**Requirements:** Tally the lines containing the word "chart" and give the total alone.

**Data extract:**
## Begin
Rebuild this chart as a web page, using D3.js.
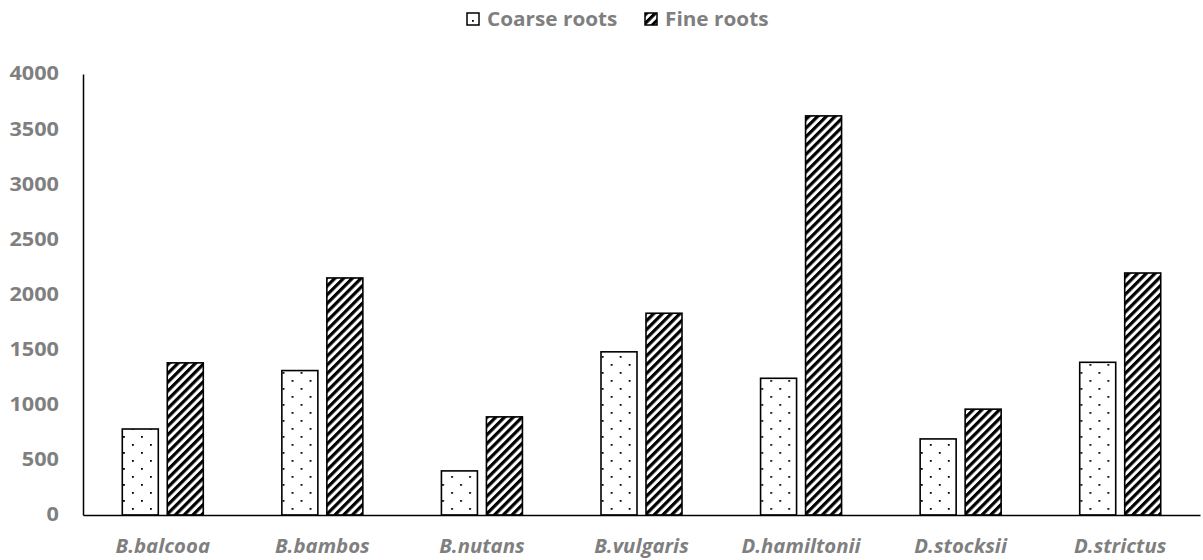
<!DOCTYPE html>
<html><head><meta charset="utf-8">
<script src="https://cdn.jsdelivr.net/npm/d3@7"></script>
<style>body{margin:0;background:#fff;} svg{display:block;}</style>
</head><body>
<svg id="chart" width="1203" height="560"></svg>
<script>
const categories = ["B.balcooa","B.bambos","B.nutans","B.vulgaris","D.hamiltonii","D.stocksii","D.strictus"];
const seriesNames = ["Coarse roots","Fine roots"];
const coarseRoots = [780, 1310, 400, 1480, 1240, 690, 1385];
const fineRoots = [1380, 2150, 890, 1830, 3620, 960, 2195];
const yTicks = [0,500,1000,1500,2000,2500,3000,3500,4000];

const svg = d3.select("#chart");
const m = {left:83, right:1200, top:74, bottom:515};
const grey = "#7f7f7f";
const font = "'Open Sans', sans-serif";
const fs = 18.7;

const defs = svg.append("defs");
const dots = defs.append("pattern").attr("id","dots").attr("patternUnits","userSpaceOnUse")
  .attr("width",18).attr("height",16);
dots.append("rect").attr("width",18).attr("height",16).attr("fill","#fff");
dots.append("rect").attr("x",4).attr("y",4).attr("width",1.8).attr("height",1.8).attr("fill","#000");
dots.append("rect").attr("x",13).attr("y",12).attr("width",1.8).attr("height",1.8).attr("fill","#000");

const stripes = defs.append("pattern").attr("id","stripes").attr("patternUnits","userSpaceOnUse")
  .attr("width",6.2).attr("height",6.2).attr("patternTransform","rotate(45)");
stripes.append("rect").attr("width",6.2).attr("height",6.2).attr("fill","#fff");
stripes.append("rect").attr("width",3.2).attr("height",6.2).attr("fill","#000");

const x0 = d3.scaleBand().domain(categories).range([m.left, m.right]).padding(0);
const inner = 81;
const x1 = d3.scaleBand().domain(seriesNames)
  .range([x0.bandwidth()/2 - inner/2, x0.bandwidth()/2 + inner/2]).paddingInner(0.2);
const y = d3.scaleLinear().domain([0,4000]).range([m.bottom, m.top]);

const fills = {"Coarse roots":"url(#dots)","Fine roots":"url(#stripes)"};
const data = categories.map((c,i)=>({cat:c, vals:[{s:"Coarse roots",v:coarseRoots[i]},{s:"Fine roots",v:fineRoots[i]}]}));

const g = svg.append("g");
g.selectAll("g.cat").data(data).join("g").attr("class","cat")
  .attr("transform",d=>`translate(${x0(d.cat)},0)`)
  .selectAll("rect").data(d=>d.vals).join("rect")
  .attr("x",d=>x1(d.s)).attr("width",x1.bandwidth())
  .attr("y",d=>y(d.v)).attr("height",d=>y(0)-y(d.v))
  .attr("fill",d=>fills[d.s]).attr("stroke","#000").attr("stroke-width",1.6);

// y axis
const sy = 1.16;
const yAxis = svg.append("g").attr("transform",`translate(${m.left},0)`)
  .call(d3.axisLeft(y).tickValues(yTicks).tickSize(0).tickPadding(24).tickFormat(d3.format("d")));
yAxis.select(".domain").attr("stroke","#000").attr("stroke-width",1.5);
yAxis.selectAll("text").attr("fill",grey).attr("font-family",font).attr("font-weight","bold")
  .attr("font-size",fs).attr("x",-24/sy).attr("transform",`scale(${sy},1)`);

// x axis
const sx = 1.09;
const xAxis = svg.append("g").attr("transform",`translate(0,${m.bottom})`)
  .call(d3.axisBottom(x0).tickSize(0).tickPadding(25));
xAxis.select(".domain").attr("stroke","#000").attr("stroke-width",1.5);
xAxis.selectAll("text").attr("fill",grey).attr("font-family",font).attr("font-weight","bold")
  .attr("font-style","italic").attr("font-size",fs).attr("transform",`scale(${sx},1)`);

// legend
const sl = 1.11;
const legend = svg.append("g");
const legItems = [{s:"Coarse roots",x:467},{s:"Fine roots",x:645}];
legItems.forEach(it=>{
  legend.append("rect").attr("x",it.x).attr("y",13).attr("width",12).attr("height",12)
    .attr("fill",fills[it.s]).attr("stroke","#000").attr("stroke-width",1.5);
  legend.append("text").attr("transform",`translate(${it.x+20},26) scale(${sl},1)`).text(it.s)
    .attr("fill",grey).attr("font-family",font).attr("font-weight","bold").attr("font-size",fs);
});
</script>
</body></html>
## End
**Output for this task:** 3